Alaska Trends


hile farming fish has been illegal in Alaska waters since 1990, that doesn’t mean the state is devoid of mariculture activities. Hatcheries are tolerated because juveniles are released to the wild. Mollusks are fully exempt from the ban, allowing small-scale farmers to raise Pacific oysters and blue mussels. Sugar kelp, known as “kombu” in Japanese cuisine, is also grown commercially. So while some Alaskans already make their living by tending to aquatic organisms, there could be more.

Ocean development agencies and organizations set a goal in 2016 to boost Alaska mariculture into a $100 million industry by 2036. By comparison, terrestrial farming of hay, potatoes, flowers, and other produce is worth between $40 million and $50 million. Inventing a larger industry from nothing might seem impossibly ambitious—except in light of the state’s largest cash crop, cannabis, which rakes in $100 million worth of sales less than a decade after legalization.

Research is ongoing into potential farming of sea cucumber, geoduck clams, blue king crab, and red king crab (the latter two species firmly established as a wild-caught market). The US Department of Commerce and the National Oceanic and Atmospheric Administration (NOAA) are helping to drive the development, partly by laying out a five-year strategic plan.

To track progress, NOAA and its partners released the Aquaculture Accomplishments Report for fiscal year 2023. This edition of Alaska Trends dips into those murky waters and scoops up a bounty of plans and projects.

By the way, one tidbit that takes more explanation than a simple infographic is the role of SMURFs. No, not the tiny blue cartoon characters; SMURFs are standard monitoring units for the recruitment of fish, a collection tool in the form of a mesh cylinder anchored in a marine habitat. By counting juvenile fish that shelter inside the SMURF, researchers compare animal abundance and diversity between farms and natural settings. Smurftastic!

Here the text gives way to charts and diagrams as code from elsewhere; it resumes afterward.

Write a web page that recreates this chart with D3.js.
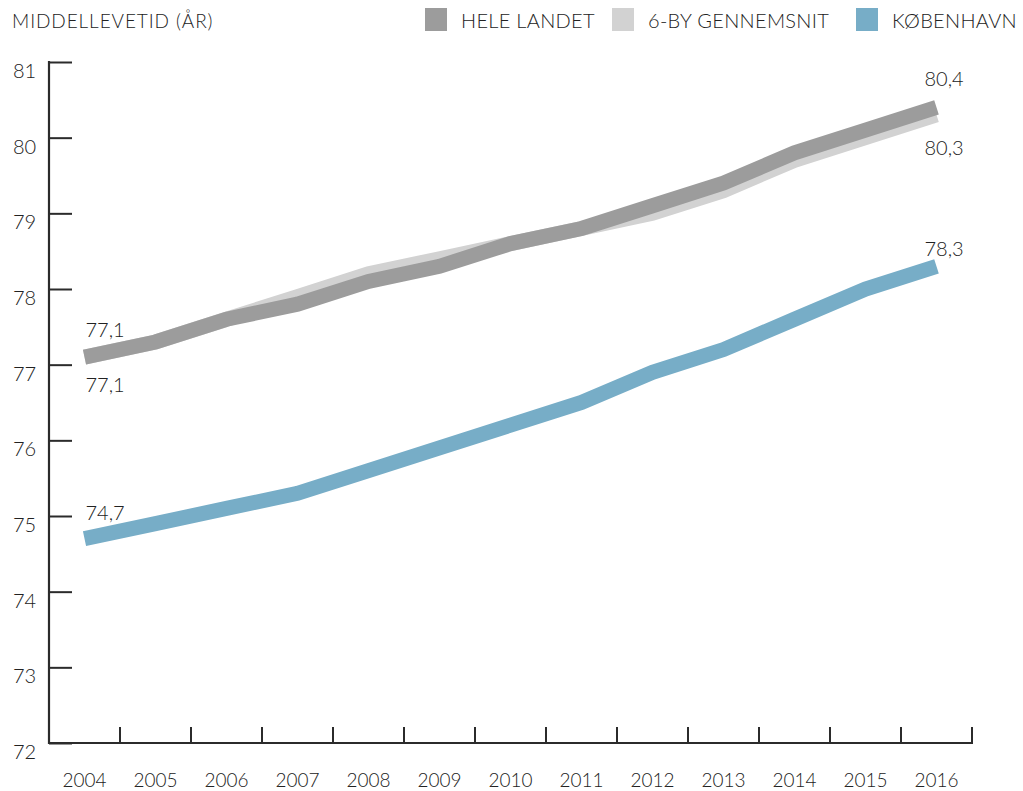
<!DOCTYPE html>
<html>
<head>
<meta charset="utf-8">
<script src="https://cdn.jsdelivr.net/npm/d3@7"></script>
<style>
  html, body { margin: 0; padding: 0; background: #fff; }
  svg { display: block; font-family: Lato, "Open Sans", sans-serif; font-weight: 300; }
</style>
</head>
<body>
<svg id="chart" width="1023" height="791"></svg>
<script>
const years = [2004, 2005, 2006, 2007, 2008, 2009, 2010, 2011, 2012, 2013, 2014, 2015, 2016];
const heleLandet = [77.1, 77.3, 77.6, 77.8, 78.1, 78.3, 78.6, 78.8, 79.1, 79.4, 79.8, 80.1, 80.4];
const seksBy     = [77.1, 77.3, 77.6, 77.9, 78.2, 78.4, 78.6, 78.8, 79.0, 79.3, 79.7, 80.0, 80.3];
const koebenhavn = [74.7, 74.9, 75.1, 75.3, 75.6, 75.9, 76.2, 76.5, 76.9, 77.2, 77.6, 78.0, 78.3];
const yTicks = [72, 73, 74, 75, 76, 77, 78, 79, 80, 81];
const seriesNames = ["HELE LANDET", "6-BY GENNEMSNIT", "KØBENHAVN"];
const seriesColors = ["#9c9c9c", "#d2d2d2", "#77adc7"];
const titleText = "MIDDELLEVETID (ÅR)";

const svg = d3.select("#chart");
const fmt = v => String(v.toFixed(1)).replace(".", ",");
const textColor = "#222";

const x = d3.scaleBand().domain(years).range([49, 972]).paddingInner(0).paddingOuter(0);
const y = d3.scaleLinear().domain([72, 81]).range([743, 62]);
const cx = yr => x(yr) + x.bandwidth() / 2;

// Title
svg.append("text").attr("x", 12).attr("y", 28)
  .attr("font-size", 19).attr("letter-spacing", 0.9).attr("fill", textColor)
  .text(titleText);

// Legend
const legendPos = [425, 612, 856];
seriesNames.forEach((name, i) => {
  svg.append("rect").attr("x", legendPos[i]).attr("y", 8).attr("width", 22).attr("height", 23)
    .attr("fill", seriesColors[i]);
  svg.append("text").attr("x", legendPos[i] + 36).attr("y", 28)
    .attr("font-size", 20).attr("letter-spacing", 0.3).attr("fill", textColor).text(name);
});

// Y axis (ticks pointing right)
const yAxis = d3.axisRight(y).tickValues(yTicks).tickSize(23).tickFormat("");
const gy = svg.append("g").attr("transform", "translate(49,0)").call(yAxis);
gy.select(".domain").remove();
gy.selectAll(".tick line").attr("stroke", "#2b2b2b").attr("stroke-width", 2);
svg.append("line").attr("x1", 49).attr("x2", 49).attr("y1", y(81) - 1).attr("y2", y(72) + 1)
  .attr("stroke", "#2b2b2b").attr("stroke-width", 2.2);
svg.selectAll(".ylab").data(yTicks).enter().append("text")
  .attr("class", "ylab").attr("x", 13).attr("y", d => y(d) + 16)
  .attr("font-size", 20).attr("fill", textColor).text(d => d);

// X axis (ticks at band boundaries, pointing up)
svg.append("line").attr("x1", 48).attr("x2", x.range()[1] + 1).attr("y1", y(72)).attr("y2", y(72))
  .attr("stroke", "#2b2b2b").attr("stroke-width", 2);
svg.selectAll(".xtick").data(years).enter().append("line")
  .attr("x1", d => x(d) + x.bandwidth()).attr("x2", d => x(d) + x.bandwidth())
  .attr("y1", y(72)).attr("y2", y(72) - 16)
  .attr("stroke", "#2b2b2b").attr("stroke-width", 2);
svg.selectAll(".xlab").data(years).enter().append("text")
  .attr("x", d => cx(d)).attr("y", 787).attr("text-anchor", "middle")
  .attr("font-size", 19).attr("fill", textColor).text(d => d);

// Lines
const line = d3.line().x((d, i) => cx(years[i])).y(d => y(d));
[[seksBy, 1], [heleLandet, 0], [koebenhavn, 2]].forEach(([vals, ci]) => {
  svg.append("path").datum(vals).attr("d", line)
    .attr("fill", "none").attr("stroke", seriesColors[ci]).attr("stroke-width", 15)
    .attr("stroke-linejoin", "miter").attr("stroke-linecap", "butt");
});

// Value labels
const last = years.length - 1;
const labels = [
  { v: heleLandet[0], x: cx(years[0]) + 1, dy: -20 },
  { v: seksBy[0], x: cx(years[0]) + 1, dy: 35 },
  { v: koebenhavn[0], x: cx(years[0]) + 1, dy: -19 },
  { v: heleLandet[last], x: cx(years[last]) - 12, dy: -21 },
  { v: seksBy[last], x: cx(years[last]) - 12, dy: 40 },
  { v: koebenhavn[last], x: cx(years[last]) - 12, dy: -10 }
];
labels.forEach(l => {
  svg.append("text").attr("x", l.x).attr("y", y(l.v) + l.dy)
    .attr("font-size", 20).attr("fill", textColor).text(fmt(l.v));
});
</script>
</body>
</html>
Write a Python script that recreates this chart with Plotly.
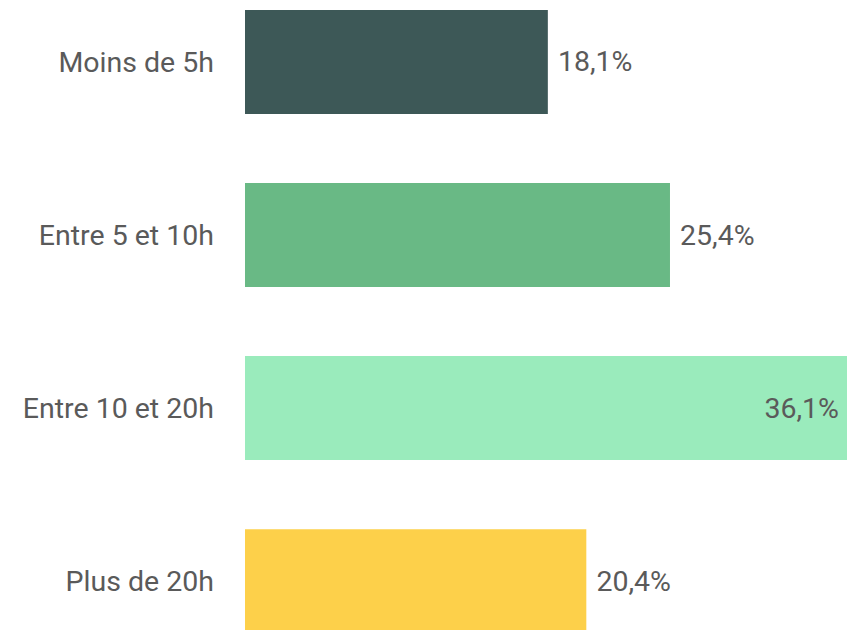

Simple vector image illustrating the ten different areas and equipment used in mariculture outlined in the article list
2023 Projects
1 Selective breeding of hatchery oysters
Resolve barriers to locally producing seed larvae of Pacific oyster.
2 Determine aquaculture’s environmental effects
Divers count animals at Southcentral kelp and oyster farms, and designers work on underwater instrument moorings.
3 Redesign classroom aquaculture units
“Tumble culture” kit for red ribbon algae, used in Klukwan, made compact and quieter for Juneau.
4 Monitor harmful algal blooms
Validated SeaTox ELISA kits to test for paralytic shellfish poisoning.
5 Assess habitat provisioning of kelp farms
Compare farmed versus natural kelp beds as habitat via GoPro cameras and environmental DNA sampling.
6 Assess 100 years of kelp canopy change
Analyzed 1913 and 2004 surveys to find increased kelp coverage in the Gulf of Alaska.
7 Potential for pinto abalone farming
Study preferred foods, energetic demands, and growth rates of pinto abalone.
8 Develop marine spatial analysis data portfolio
Partner with National Centers for Coastal and Ocean Science to lay the groundwork for site suitability analysis.
9 Update ESA Section 7 consultation template
Develop a checklist to ensure that Endangered Species Act Section 7 consultations reference aquaculture mitigation measures.
Develop interagency working group
Coordinate among NOAA Fisheries Alaska Region, US Army Corps of Engineers, and Alaska Departments of Fish and Game and Natural Resources for AOA siting.
Develop aquaculture research database
Collated all research products from 1986 to 2022, compiling it in one place for the first time.
Develop FY23 action plan priorities
Updated Five-Year Joint Aquaculture Action Plan to prioritize projects.
10 Advance aquaculture communication
Published a article about the Alaska Mariculture Cluster and presented at Alaska STEAM conference.
Launch AOA communications
Rolled out presentations and press coverage to engage with AOA stakeholders.